↓↓↓

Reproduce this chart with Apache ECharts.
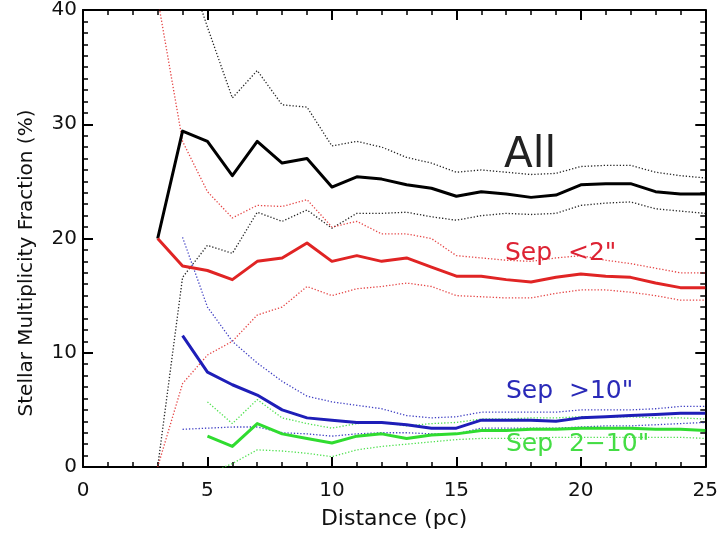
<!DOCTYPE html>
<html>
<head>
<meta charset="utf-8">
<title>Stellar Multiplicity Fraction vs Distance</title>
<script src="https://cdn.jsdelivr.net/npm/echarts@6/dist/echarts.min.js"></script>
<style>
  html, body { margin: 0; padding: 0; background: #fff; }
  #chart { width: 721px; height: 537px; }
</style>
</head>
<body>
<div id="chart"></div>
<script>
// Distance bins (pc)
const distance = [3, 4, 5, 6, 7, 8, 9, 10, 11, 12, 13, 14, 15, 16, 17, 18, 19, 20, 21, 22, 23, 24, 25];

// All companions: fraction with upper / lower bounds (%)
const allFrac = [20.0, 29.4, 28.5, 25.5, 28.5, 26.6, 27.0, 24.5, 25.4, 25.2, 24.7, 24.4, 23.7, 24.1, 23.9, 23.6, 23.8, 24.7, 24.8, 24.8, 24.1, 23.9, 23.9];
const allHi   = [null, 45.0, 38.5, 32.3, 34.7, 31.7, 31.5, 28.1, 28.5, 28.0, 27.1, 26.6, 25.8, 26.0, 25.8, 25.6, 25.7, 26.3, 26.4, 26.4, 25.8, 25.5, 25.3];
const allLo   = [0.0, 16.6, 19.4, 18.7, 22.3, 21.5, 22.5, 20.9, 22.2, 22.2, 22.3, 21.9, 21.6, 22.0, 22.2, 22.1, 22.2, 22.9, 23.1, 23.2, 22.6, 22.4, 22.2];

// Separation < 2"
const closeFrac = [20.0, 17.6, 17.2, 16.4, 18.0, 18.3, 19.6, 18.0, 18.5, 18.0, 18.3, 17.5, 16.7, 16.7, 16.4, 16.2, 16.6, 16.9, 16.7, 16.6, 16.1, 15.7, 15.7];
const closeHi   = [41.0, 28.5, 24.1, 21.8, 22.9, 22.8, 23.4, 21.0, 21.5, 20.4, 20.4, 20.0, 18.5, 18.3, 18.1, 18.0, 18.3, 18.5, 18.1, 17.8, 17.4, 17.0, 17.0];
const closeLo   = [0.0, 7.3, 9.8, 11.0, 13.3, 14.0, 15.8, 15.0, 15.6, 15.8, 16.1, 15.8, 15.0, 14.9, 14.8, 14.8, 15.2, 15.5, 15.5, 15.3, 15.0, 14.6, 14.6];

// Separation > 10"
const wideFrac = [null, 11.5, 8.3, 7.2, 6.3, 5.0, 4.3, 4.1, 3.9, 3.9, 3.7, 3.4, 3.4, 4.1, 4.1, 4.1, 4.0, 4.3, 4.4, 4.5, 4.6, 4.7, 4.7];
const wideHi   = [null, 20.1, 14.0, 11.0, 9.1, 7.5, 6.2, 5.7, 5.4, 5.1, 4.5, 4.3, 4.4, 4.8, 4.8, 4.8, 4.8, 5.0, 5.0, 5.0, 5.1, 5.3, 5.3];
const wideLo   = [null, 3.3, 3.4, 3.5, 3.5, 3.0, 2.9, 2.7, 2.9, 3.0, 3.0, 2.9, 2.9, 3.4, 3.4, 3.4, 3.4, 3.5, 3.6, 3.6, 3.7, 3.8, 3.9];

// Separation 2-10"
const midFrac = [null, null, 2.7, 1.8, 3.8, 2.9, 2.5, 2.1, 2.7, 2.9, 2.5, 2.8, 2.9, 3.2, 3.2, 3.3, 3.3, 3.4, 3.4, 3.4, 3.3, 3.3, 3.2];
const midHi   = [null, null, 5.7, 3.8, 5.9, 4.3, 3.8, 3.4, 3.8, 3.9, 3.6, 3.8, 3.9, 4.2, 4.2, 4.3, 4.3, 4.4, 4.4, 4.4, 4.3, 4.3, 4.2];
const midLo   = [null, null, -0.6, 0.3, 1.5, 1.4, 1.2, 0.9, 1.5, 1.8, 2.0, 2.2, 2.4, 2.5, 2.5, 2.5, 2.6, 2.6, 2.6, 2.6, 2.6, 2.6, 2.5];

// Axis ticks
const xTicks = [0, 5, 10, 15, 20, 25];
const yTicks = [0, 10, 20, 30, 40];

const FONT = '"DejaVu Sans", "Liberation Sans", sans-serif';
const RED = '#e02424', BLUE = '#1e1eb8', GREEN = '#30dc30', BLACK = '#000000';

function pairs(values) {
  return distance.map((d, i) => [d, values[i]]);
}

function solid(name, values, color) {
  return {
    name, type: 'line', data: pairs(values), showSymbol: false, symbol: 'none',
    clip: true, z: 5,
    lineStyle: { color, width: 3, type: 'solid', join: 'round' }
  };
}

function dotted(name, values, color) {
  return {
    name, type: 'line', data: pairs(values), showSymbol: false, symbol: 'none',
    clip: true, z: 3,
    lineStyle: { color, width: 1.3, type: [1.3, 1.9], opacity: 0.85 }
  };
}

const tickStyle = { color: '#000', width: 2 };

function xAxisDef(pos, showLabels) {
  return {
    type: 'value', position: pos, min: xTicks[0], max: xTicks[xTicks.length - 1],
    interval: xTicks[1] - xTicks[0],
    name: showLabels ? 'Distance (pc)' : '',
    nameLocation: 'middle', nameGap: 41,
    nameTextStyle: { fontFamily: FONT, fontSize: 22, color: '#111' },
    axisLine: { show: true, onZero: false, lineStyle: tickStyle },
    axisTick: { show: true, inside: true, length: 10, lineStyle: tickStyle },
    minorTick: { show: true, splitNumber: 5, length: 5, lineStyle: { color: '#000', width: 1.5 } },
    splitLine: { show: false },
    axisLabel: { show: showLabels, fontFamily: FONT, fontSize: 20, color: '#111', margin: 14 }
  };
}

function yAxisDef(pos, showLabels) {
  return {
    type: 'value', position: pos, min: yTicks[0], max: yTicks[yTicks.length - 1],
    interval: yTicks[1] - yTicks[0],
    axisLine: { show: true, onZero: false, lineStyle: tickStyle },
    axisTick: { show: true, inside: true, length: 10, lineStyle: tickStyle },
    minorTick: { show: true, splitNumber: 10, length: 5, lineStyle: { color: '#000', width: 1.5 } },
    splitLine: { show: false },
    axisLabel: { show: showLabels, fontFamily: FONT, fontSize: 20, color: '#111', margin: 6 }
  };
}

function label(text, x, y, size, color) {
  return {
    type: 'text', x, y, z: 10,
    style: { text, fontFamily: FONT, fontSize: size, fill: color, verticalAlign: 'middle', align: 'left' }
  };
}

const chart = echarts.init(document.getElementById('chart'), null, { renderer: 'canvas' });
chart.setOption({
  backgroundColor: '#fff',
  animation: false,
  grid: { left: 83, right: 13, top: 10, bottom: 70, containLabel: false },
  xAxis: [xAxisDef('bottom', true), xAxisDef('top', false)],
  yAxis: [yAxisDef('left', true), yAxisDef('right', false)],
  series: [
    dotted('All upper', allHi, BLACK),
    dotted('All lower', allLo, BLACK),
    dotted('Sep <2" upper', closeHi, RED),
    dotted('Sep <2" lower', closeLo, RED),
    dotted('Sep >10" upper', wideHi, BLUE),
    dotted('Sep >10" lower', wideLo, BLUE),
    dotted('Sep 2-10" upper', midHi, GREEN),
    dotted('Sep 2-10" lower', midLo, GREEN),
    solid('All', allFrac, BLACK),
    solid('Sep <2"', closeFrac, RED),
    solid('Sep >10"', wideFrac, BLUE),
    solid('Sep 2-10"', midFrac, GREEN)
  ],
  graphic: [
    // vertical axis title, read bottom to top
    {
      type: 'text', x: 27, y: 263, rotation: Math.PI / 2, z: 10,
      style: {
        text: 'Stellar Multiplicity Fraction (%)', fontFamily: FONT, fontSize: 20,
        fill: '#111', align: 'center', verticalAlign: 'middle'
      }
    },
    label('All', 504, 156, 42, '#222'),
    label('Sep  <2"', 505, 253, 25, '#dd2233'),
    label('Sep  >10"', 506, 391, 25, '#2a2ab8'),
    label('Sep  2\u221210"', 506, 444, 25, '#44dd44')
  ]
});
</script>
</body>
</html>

↑↑↑

Directions for this task: Repeat, exactly and in full, each line from the start of the data to the line that contains "23, 24, 25];". Pictures do not go in.

Result of the exercise:
Reproduce this chart with Apache ECharts.
<!DOCTYPE html>
<html>
<head>
<meta charset="utf-8">
<title>Stellar Multiplicity Fraction vs Distance</title>
<script src="https://cdn.jsdelivr.net/npm/echarts@6/dist/echarts.min.js"></script>
<style>
  html, body { margin: 0; padding: 0; background: #fff; }
  #chart { width: 721px; height: 537px; }
</style>
</head>
<body>
<div id="chart"></div>
<script>
// Distance bins (pc)
const distance = [3, 4, 5, 6, 7, 8, 9, 10, 11, 12, 13, 14, 15, 16, 17, 18, 19, 20, 21, 22, 23, 24, 25];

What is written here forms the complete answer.